Friday, December 30, 2005

Working Together

Wil Weaton (of Wesley Crusher fame) has a long and thoughtful post on dKos that is a followup to an article he wrote for Salon just prior to Christmas. In the article, Wil talks about a blowup his father had with him about the death penalty. Wil wrote the article as a way of dealing with his feelings over the incident and his anger with the way that the polarizing nature of our current political debate has destroyed his ability to talk with his parents about the most pressing issues of the day.

Unfortunately, in the course of writing his original article, Wil painted a picture of his parents that made them out to be wingnuts just like the people he was decrying. The post on dKos describes his subsequent conversations with his parents about the article and how it hurt them. It is a useful (albeit LONG) excursion into an experience that, unfortunately, far to many Americans are experiencing today.

Wil's parents sound like people who are willing to "talk it out" and reach some kind of consensus (even if that means agreeing to disagree). Those are the kind of people who you can work with, even if you have vastly different philosophical outlooks.

It is the True Believers, the One True Wayers and the Wingnuts who are really poisoning our political dialog, and that is what I think Wil was trying to get at in his original article. The mistake he made was in recklessly painting a picture that suggested his parents were of the same stripe when all he was trying to say was that the REAL wingnuts were making it harder for him to have reasonable discussions with his parents (and others) about the most important issues of the day.

There's a lesson here.
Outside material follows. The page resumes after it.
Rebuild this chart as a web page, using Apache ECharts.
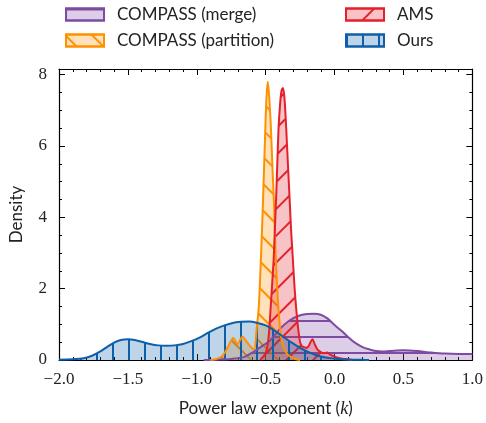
<!DOCTYPE html>
<html>
<head>
<meta charset="utf-8">
<script src="https://cdn.jsdelivr.net/npm/echarts@6/dist/echarts.min.js"></script>
<style>
  html, body { margin: 0; padding: 0; background: #fff; }
  #chart { width: 486px; height: 423px; }
</style>
</head>
<body>
<div id="chart"></div>
<script>
// density curves (x = power law exponent k, y = density)
var kMerge = [-0.95, -0.85, -0.75, -0.66, -0.6, -0.53, -0.47, -0.4, -0.33, -0.26, -0.2, -0.15, -0.1, -0.05, 0.0, 0.05, 0.1, 0.15, 0.2, 0.25, 0.3, 0.35, 0.4, 0.5, 0.6, 0.7, 0.8, 0.9, 1.0];
var dMerge = [0, 0.01, 0.03, 0.08, 0.2, 0.38, 0.54, 0.86, 1.1, 1.24, 1.29, 1.3, 1.27, 1.16, 0.98, 0.82, 0.64, 0.48, 0.37, 0.3, 0.25, 0.24, 0.25, 0.27, 0.25, 0.21, 0.18, 0.17, 0.17];

var kPart = [-0.9, -0.85, -0.81, -0.77, -0.735, -0.705, -0.668, -0.64, -0.615, -0.585, -0.565, -0.55, -0.535, -0.52, -0.505, -0.495, -0.485, -0.475, -0.462, -0.45, -0.44, -0.428, -0.415, -0.405, -0.39, -0.37, -0.34, -0.3, -0.25];
var dPart = [0, 0.04, 0.13, 0.4, 0.62, 0.45, 0.65, 0.52, 0.4, 0.3, 0.9, 1.5, 2.8, 4.4, 6.2, 7.3, 7.8, 7.4, 6.5, 5.3, 4.4, 3.0, 1.9, 1.3, 0.7, 0.35, 0.15, 0.05, 0];

var kAms = [-0.54, -0.5, -0.48, -0.464, -0.452, -0.442, -0.432, -0.423, -0.414, -0.406, -0.395, -0.385, -0.375, -0.365, -0.355, -0.345, -0.335, -0.325, -0.315, -0.303, -0.29, -0.279, -0.265, -0.25, -0.235, -0.22, -0.205, -0.19, -0.175, -0.16, -0.145, -0.125, -0.1, -0.075, -0.055, -0.035, -0.015, 0.01, 0.04, 0.07, 0.1, 0.13];
var dAms = [0, 0.2, 0.6, 1.46, 2.2, 2.84, 3.8, 4.68, 5.7, 6.55, 7.2, 7.55, 7.63, 7.4, 6.8, 6.0, 5.2, 4.4, 3.6, 2.84, 2.0, 1.46, 0.9, 0.5, 0.38, 0.36, 0.34, 0.38, 0.5, 0.58, 0.45, 0.3, 0.22, 0.19, 0.21, 0.16, 0.12, 0.08, 0.05, 0.03, 0.02, 0];

var kOurs = [-2.0, -1.9, -1.82, -1.76, -1.7, -1.65, -1.6, -1.55, -1.5, -1.45, -1.4, -1.34, -1.28, -1.22, -1.16, -1.1, -1.04, -0.98, -0.92, -0.86, -0.8, -0.74, -0.68, -0.62, -0.56, -0.5, -0.45, -0.4, -0.35, -0.3, -0.25, -0.2, -0.15, -0.1, -0.05, 0.0, 0.05, 0.1, 0.2, 0.25];
var dOurs = [0.01, 0.02, 0.05, 0.12, 0.24, 0.37, 0.49, 0.56, 0.58, 0.56, 0.51, 0.45, 0.41, 0.4, 0.41, 0.45, 0.53, 0.63, 0.76, 0.88, 0.97, 1.04, 1.07, 1.08, 1.04, 0.97, 0.86, 0.73, 0.59, 0.46, 0.34, 0.24, 0.16, 0.1, 0.06, 0.04, 0.02, 0.01, 0.005, 0];

var names = ['COMPASS (merge)', 'COMPASS (partition)', 'AMS', 'Ours'];
var xTicks = [-2.0, -1.5, -1.0, -0.5, 0.0, 0.5, 1.0];
var yTicks = [0, 2, 4, 6, 8];

var colMerge = '#7d4ba1', colPart = '#ff9000', colAms = '#e6202b', colOurs = '#0d5fa9';

function pairs(xs, ys) {
    return xs.map(function (x, i) { return [x, ys[i]]; });
}

function hatch(color, kind) {
    var d = { symbol: 'rect', symbolSize: 1, color: color };
    if (kind === '-') { d.dashArrayX = [1, 0]; d.dashArrayY = [2, 14]; d.rotation = 0; }
    if (kind === '|') { d.dashArrayX = [2, 14]; d.dashArrayY = [1, 0]; d.rotation = 0; }
    if (kind === '/') { d.dashArrayX = [1, 0]; d.dashArrayY = [2, 17]; d.rotation = -Math.PI / 4; }
    if (kind === '\\') { d.dashArrayX = [1, 0]; d.dashArrayY = [2, 17]; d.rotation = Math.PI / 4; }
    return d;
}

function fade(hex, a) {
    var n = parseInt(hex.slice(1), 16);
    return 'rgba(' + (n >> 16) + ',' + ((n >> 8) & 255) + ',' + (n & 255) + ',' + a + ')';
}

function makeSeries(name, xs, ys, color, kind) {
    var dec = hatch(color, kind);
    return {
        name: name,
        type: 'line',
        data: pairs(xs, ys),
        smooth: 0.3,
        showSymbol: false,
        symbol: 'none',
        color: color,
        lineStyle: { color: color, width: 2, decal: dec },
        itemStyle: { color: color, decal: dec },
        areaStyle: { color: fade(color, 0.27), opacity: 1 }
    };
}

function legendItem(name, color, kind) {
    return {
        name: name,
        icon: 'rect',
        itemStyle: { color: fade(color, 0.27), borderColor: color, borderWidth: 2, decal: hatch(color, kind) }
    };
}

function fmt(v) {
    var s = (Math.abs(v) < 1e-9 ? 0 : v).toFixed(1);
    return s.replace('-', '\u2212');
}

var serif = 'Liberation Serif';
var sans = 'Lato';

var legendText = { fontFamily: sans, fontSize: 17, color: '#222', padding: [0, 0, 0, 8] };

var chart = echarts.init(document.getElementById('chart'));
var option = {
    animation: false,
    backgroundColor: '#fff',
    legend: [
        {
            left: 65, top: 6, padding: 0, orient: 'vertical', itemWidth: 38, itemHeight: 12, itemGap: 9,
            textStyle: legendText,
            data: [legendItem(names[0], colMerge, '-'), legendItem(names[1], colPart, '\\')]
        },
        {
            left: 345, top: 6, padding: 0, orient: 'vertical', itemWidth: 38, itemHeight: 12, itemGap: 9,
            textStyle: legendText,
            data: [legendItem(names[2], colAms, '/'), legendItem(names[3], colOurs, '|')]
        }
    ],
    grid: { left: 58, right: 12, top: 69, bottom: 60, show: false },
    xAxis: [
        {
            type: 'value', min: -2, max: 1, interval: 0.5,
            name: '{a|Power law exponent (}{i|k}{a|)}',
            nameLocation: 'middle', nameGap: 40,
            nameTextStyle: {
                rich: {
                    a: { fontFamily: sans, fontSize: 17, color: '#222' },
                    i: { fontFamily: serif, fontStyle: 'italic', fontSize: 18, color: '#222' }
                }
            },
            axisLine: { show: true, onZero: false, lineStyle: { color: '#000', width: 1.2 } },
            axisTick: { show: true, inside: true, length: 6, lineStyle: { color: '#000', width: 1 } },
            minorTick: { show: true, splitNumber: 5, length: 3, lineStyle: { color: '#000', width: 1 } },
            splitLine: { show: false },
            axisLabel: {
                fontFamily: serif, fontSize: 17, color: '#222', margin: 11,
                formatter: function (v) { return fmt(v); }
            }
        },
        {
            type: 'value', min: -2, max: 1, interval: 0.5, position: 'top',
            axisLine: { show: true, onZero: false, lineStyle: { color: '#000', width: 1.2 } },
            axisTick: { show: true, inside: true, length: 6, lineStyle: { color: '#000', width: 1 } },
            minorTick: { show: true, splitNumber: 5, length: 3, lineStyle: { color: '#000', width: 1 } },
            splitLine: { show: false },
            axisLabel: { show: false }
        }
    ],
    yAxis: [
        {
            type: 'value', min: 0, max: 8.16, interval: 2,
            name: 'Density', nameLocation: 'middle', nameGap: 34,
            nameTextStyle: { fontFamily: sans, fontSize: 17, color: '#222' },
            axisLine: { show: true, onZero: false, lineStyle: { color: '#000', width: 1.2 } },
            axisTick: { show: true, inside: true, length: 6, lineStyle: { color: '#000', width: 1 } },
            minorTick: { show: true, splitNumber: 4, length: 3, lineStyle: { color: '#000', width: 1 } },
            splitLine: { show: false },
            axisLabel: {
                fontFamily: serif, fontSize: 17, color: '#222', margin: 12, showMaxLabel: false,
                formatter: function (v) { return yTicks.indexOf(v) >= 0 ? String(v) : ''; }
            }
        },
        {
            type: 'value', min: 0, max: 8.16, interval: 2, position: 'right',
            axisLine: { show: true, onZero: false, lineStyle: { color: '#000', width: 1.2 } },
            axisTick: { show: true, inside: true, length: 6, lineStyle: { color: '#000', width: 1 } },
            minorTick: { show: true, splitNumber: 4, length: 3, lineStyle: { color: '#000', width: 1 } },
            splitLine: { show: false },
            axisLabel: { show: false }
        }
    ],
    series: [
        makeSeries(names[0], kMerge, dMerge, colMerge, '-'),
        makeSeries(names[1], kPart, dPart, colPart, '\\'),
        makeSeries(names[2], kAms, dAms, colAms, '/'),
        makeSeries(names[3], kOurs, dOurs, colOurs, '|')
    ]
};
chart.setOption(option);
</script>
</body>
</html>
The true wingnuts are a rare breed. But they are so loud and disruptive, and so many of the rest of us are so desirous of "just getting along", that the wingnuts come to dominate the political discussion. As a result, everyone gets painted into the most extreme corners where they don't fairly belong.

It is those people, the cockroaches as I like to call them, that we should really stomp on. It is the people like Wil's parents that we should continue to try to work with, even if we can never convince them of the correctness of our own beliefes.

We shouldn't let the scuttling of the cockroaches get in the way of our natural human desire to work together to make the world a better place. The spirit of cooperation is as strong a force in human history as is the spirit of competition (possibly more so). It is one of our greatest strengths and one of our most powerful survival instincts.

We fall when we fail to realize how much we are capable of achieving together.